The distaste for counterinsurgency can be traced, like so many other things
in the military, to the residue of Vietnam. After more than a decade of
crushing failure, the generals vowed, more or less, never to get mixed up
again in a guerrilla war. Hoffman says war colleges across the country
literally purged their libraries of books on fighting guerrilla warfare,
though the literature was vast—from T. E. Lawrence's writings on the Arab
revolt against the Ottoman Empire to Mao's direction of the revolution in
China (his famous line to guerrillas: “Move through the people like fish
move through water”). Then came 9/11. Some of the military’s brightest
officers who had amassed experience with insurgencies in both Afghanistan
and Iraq began theorizing about counterinsurgency. Lt. Col. John Nagl was
among the first officers after September 11 to deal with the issue in
writing, authoring a doctoral thesis in 2002 on counterinsurgency lessons
from Southeast Asia (it was later published as the book, "Eating Soup with a
Knife"). Army Gen. David Petraeus made the study of counterinsurgency a
priority in his post at the Army’s Combined Arms Center in Kansas.

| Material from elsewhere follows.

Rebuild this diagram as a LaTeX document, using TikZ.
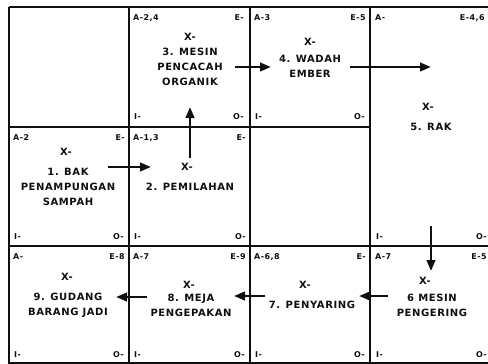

Crane, 54, was just settling into his job as director of the military
history department at the Army War College in Carlisle, Pa., when he got a
call from Petraeus a year ago. The two men had been classmates at West Point
in the early 1970s. Crane went on to serve in artillery defense but spent
much of his military career teaching at West Point. Both men completed
Ph.D.s while in the Army that would touch directly or indirectly on
counterinsurgency. Crane's was on the Allied bombing campaign during World
War II, while Petraeus wrote his thesis on the lessons of Vietnam. But it
was a monograph Crane had co-written in January 2003, "Reconstructing Iraq,"
that brought him back to the Petraeus's attention. The study, completed two
months before the invasion, predicted almost to a letter the problems the
United States would face in Iraq, including the breakdown of order and the
potential for civil war. Commissioned by the Army, the paper was widely
distributed among senior officers. But it never got traction with the
civilian leadership-neither at the Pentagon nor later in the top echelons of
the Coalition Provisional Authority in Iraq.

ECW
12-19-2006, 02:25 PM
The study, completed two months before the invasion, predicted almost to a letter the problems the United States would face in Iraq, including the breakdown of order and the potential for civil war. Commissioned by the Army, the paper was widely distributed among senior officers. But it never got traction with the civilian leadership-neither at the Pentagon nor later in the top echelons of the Coalition Provisional Authority in Iraq.

Given the tendency of the Chimpanzee In Chief not to even read at all (except children's books in times of national crisis) I am not surprised that any suggestions contrary to the Neo-Con Playbook had to be ignored, discredited, and buried.

I did not have the benefit of this particular study but I knew a boondoggle when I saw one and Iraq qualifies big time. We have screwed the pooch for decades to come. Thanks, Chimpy. Your legacy is secured.